(TASK GOAL) Copy out the records in full, word for word, without pictures.

(DATA FOR THIS EXERCISE)
═══

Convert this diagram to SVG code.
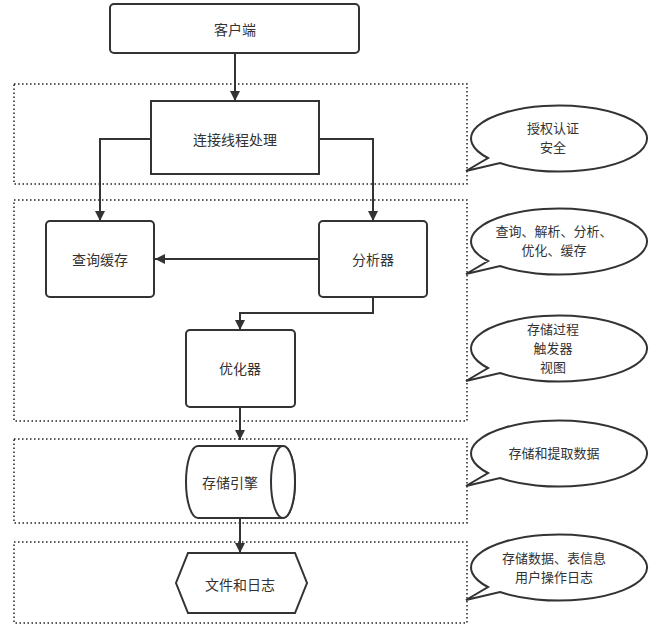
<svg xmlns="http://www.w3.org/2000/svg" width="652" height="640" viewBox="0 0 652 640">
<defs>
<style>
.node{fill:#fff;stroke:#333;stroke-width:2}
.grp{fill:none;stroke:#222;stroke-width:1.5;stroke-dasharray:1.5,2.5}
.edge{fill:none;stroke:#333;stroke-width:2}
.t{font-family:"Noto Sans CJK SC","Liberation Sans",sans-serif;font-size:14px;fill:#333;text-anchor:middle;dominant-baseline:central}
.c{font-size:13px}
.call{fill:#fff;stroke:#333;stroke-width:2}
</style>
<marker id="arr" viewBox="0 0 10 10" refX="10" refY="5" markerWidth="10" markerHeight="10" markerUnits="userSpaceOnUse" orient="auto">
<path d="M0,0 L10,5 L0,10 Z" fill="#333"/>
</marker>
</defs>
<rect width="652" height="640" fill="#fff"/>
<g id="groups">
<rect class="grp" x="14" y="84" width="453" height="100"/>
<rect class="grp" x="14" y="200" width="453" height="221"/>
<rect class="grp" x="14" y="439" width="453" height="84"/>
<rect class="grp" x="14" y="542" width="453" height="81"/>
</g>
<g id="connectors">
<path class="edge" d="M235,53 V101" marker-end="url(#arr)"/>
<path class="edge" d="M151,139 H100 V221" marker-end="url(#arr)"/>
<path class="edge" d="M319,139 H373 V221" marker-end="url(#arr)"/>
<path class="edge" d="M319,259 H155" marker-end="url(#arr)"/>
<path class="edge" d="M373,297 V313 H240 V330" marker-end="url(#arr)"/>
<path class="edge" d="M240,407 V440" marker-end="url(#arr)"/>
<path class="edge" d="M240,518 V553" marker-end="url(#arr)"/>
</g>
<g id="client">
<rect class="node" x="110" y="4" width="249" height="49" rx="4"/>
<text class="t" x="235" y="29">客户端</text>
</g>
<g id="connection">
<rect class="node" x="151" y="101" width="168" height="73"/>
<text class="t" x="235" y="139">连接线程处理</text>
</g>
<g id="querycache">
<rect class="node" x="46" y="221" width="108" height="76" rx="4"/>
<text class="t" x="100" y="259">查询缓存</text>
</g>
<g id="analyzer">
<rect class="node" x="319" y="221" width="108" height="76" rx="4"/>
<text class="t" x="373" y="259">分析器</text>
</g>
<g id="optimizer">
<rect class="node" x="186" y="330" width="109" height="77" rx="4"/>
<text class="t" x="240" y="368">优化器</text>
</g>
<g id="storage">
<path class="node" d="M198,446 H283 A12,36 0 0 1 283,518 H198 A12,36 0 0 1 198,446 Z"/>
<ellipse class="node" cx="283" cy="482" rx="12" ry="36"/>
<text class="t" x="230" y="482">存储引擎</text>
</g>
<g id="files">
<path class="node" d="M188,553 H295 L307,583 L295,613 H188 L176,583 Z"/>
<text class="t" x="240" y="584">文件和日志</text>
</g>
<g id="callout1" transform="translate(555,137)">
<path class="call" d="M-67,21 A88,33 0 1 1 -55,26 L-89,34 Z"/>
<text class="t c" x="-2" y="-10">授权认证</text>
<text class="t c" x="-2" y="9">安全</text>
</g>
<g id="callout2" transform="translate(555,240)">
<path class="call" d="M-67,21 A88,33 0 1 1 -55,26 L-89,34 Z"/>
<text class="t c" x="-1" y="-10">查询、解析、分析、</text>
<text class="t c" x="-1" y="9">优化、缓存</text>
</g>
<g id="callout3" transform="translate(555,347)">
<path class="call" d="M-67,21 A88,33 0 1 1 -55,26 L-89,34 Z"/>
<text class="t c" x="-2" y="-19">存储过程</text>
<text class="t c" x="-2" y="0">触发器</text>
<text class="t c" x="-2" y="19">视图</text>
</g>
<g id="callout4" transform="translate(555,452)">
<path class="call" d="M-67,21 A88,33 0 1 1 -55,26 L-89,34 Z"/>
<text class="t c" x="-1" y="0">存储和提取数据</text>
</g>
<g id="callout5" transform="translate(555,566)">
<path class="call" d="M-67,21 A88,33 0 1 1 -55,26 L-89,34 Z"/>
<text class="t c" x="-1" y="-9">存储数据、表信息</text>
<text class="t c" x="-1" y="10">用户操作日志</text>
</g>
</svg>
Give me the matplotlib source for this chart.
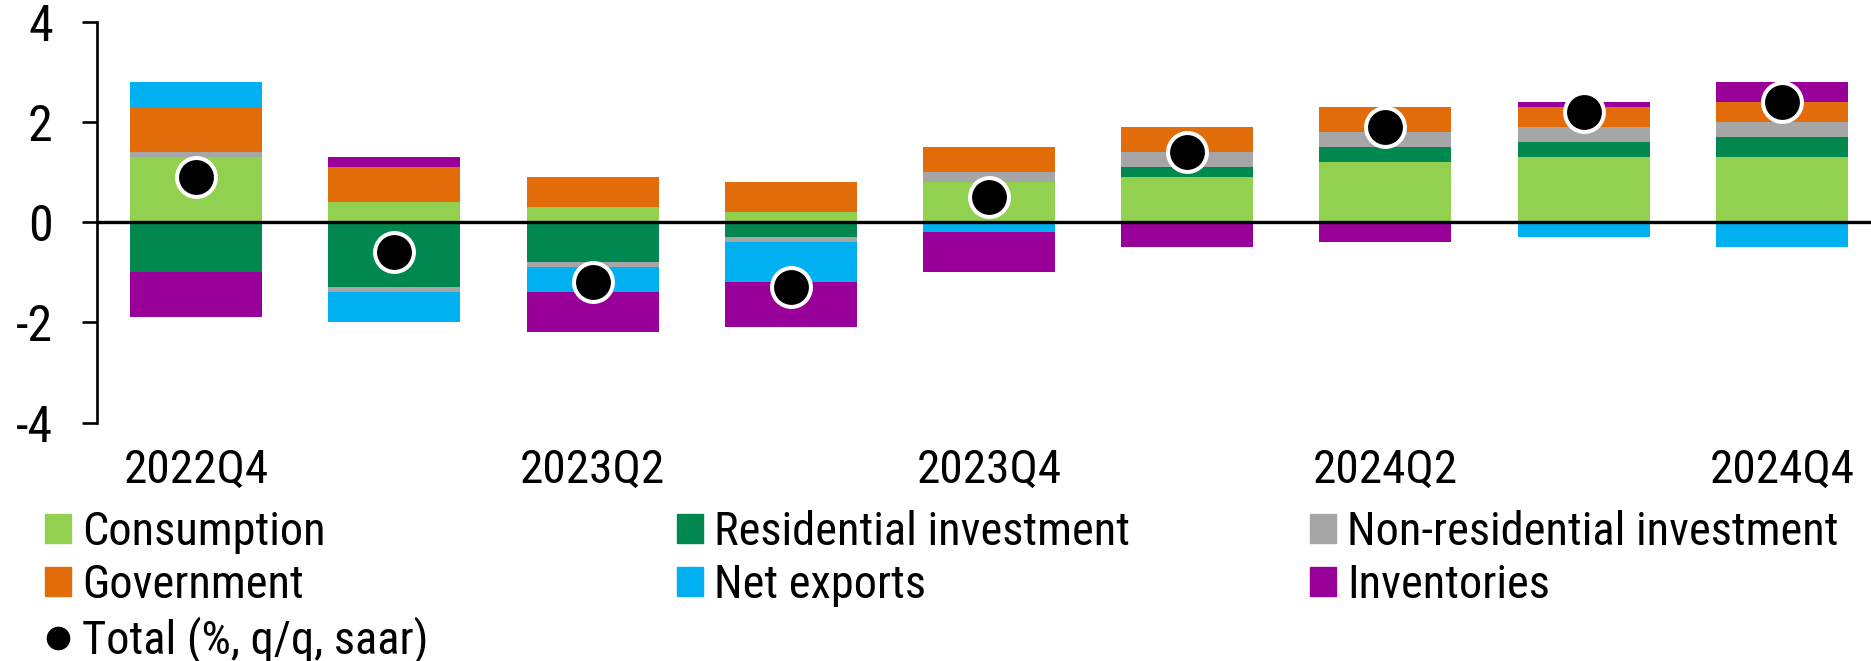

═══

(REPLY)
Convert this diagram to SVG code.
<svg xmlns="http://www.w3.org/2000/svg" width="652" height="640" viewBox="0 0 652 640">
<defs>
<style>
.node{fill:#fff;stroke:#333;stroke-width:2}
.grp{fill:none;stroke:#222;stroke-width:1.5;stroke-dasharray:1.5,2.5}
.edge{fill:none;stroke:#333;stroke-width:2}
.t{font-family:"Noto Sans CJK SC","Liberation Sans",sans-serif;font-size:14px;fill:#333;text-anchor:middle;dominant-baseline:central}
.c{font-size:13px}
.call{fill:#fff;stroke:#333;stroke-width:2}
</style>
<marker id="arr" viewBox="0 0 10 10" refX="10" refY="5" markerWidth="10" markerHeight="10" markerUnits="userSpaceOnUse" orient="auto">
<path d="M0,0 L10,5 L0,10 Z" fill="#333"/>
</marker>
</defs>
<rect width="652" height="640" fill="#fff"/>
<g id="groups">
<rect class="grp" x="14" y="84" width="453" height="100"/>
<rect class="grp" x="14" y="200" width="453" height="221"/>
<rect class="grp" x="14" y="439" width="453" height="84"/>
<rect class="grp" x="14" y="542" width="453" height="81"/>
</g>
<g id="connectors">
<path class="edge" d="M235,53 V101" marker-end="url(#arr)"/>
<path class="edge" d="M151,139 H100 V221" marker-end="url(#arr)"/>
<path class="edge" d="M319,139 H373 V221" marker-end="url(#arr)"/>
<path class="edge" d="M319,259 H155" marker-end="url(#arr)"/>
<path class="edge" d="M373,297 V313 H240 V330" marker-end="url(#arr)"/>
<path class="edge" d="M240,407 V440" marker-end="url(#arr)"/>
<path class="edge" d="M240,518 V553" marker-end="url(#arr)"/>
</g>
<g id="client">
<rect class="node" x="110" y="4" width="249" height="49" rx="4"/>
<text class="t" x="235" y="29">客户端</text>
</g>
<g id="connection">
<rect class="node" x="151" y="101" width="168" height="73"/>
<text class="t" x="235" y="139">连接线程处理</text>
</g>
<g id="querycache">
<rect class="node" x="46" y="221" width="108" height="76" rx="4"/>
<text class="t" x="100" y="259">查询缓存</text>
</g>
<g id="analyzer">
<rect class="node" x="319" y="221" width="108" height="76" rx="4"/>
<text class="t" x="373" y="259">分析器</text>
</g>
<g id="optimizer">
<rect class="node" x="186" y="330" width="109" height="77" rx="4"/>
<text class="t" x="240" y="368">优化器</text>
</g>
<g id="storage">
<path class="node" d="M198,446 H283 A12,36 0 0 1 283,518 H198 A12,36 0 0 1 198,446 Z"/>
<ellipse class="node" cx="283" cy="482" rx="12" ry="36"/>
<text class="t" x="230" y="482">存储引擎</text>
</g>
<g id="files">
<path class="node" d="M188,553 H295 L307,583 L295,613 H188 L176,583 Z"/>
<text class="t" x="240" y="584">文件和日志</text>
</g>
<g id="callout1" transform="translate(555,137)">
<path class="call" d="M-67,21 A88,33 0 1 1 -55,26 L-89,34 Z"/>
<text class="t c" x="-2" y="-10">授权认证</text>
<text class="t c" x="-2" y="9">安全</text>
</g>
<g id="callout2" transform="translate(555,240)">
<path class="call" d="M-67,21 A88,33 0 1 1 -55,26 L-89,34 Z"/>
<text class="t c" x="-1" y="-10">查询、解析、分析、</text>
<text class="t c" x="-1" y="9">优化、缓存</text>
</g>
<g id="callout3" transform="translate(555,347)">
<path class="call" d="M-67,21 A88,33 0 1 1 -55,26 L-89,34 Z"/>
<text class="t c" x="-2" y="-19">存储过程</text>
<text class="t c" x="-2" y="0">触发器</text>
<text class="t c" x="-2" y="19">视图</text>
</g>
<g id="callout4" transform="translate(555,452)">
<path class="call" d="M-67,21 A88,33 0 1 1 -55,26 L-89,34 Z"/>
<text class="t c" x="-1" y="0">存储和提取数据</text>
</g>
<g id="callout5" transform="translate(555,566)">
<path class="call" d="M-67,21 A88,33 0 1 1 -55,26 L-89,34 Z"/>
<text class="t c" x="-1" y="-9">存储数据、表信息</text>
<text class="t c" x="-1" y="10">用户操作日志</text>
</g>
</svg>
Give me the matplotlib source for this chart.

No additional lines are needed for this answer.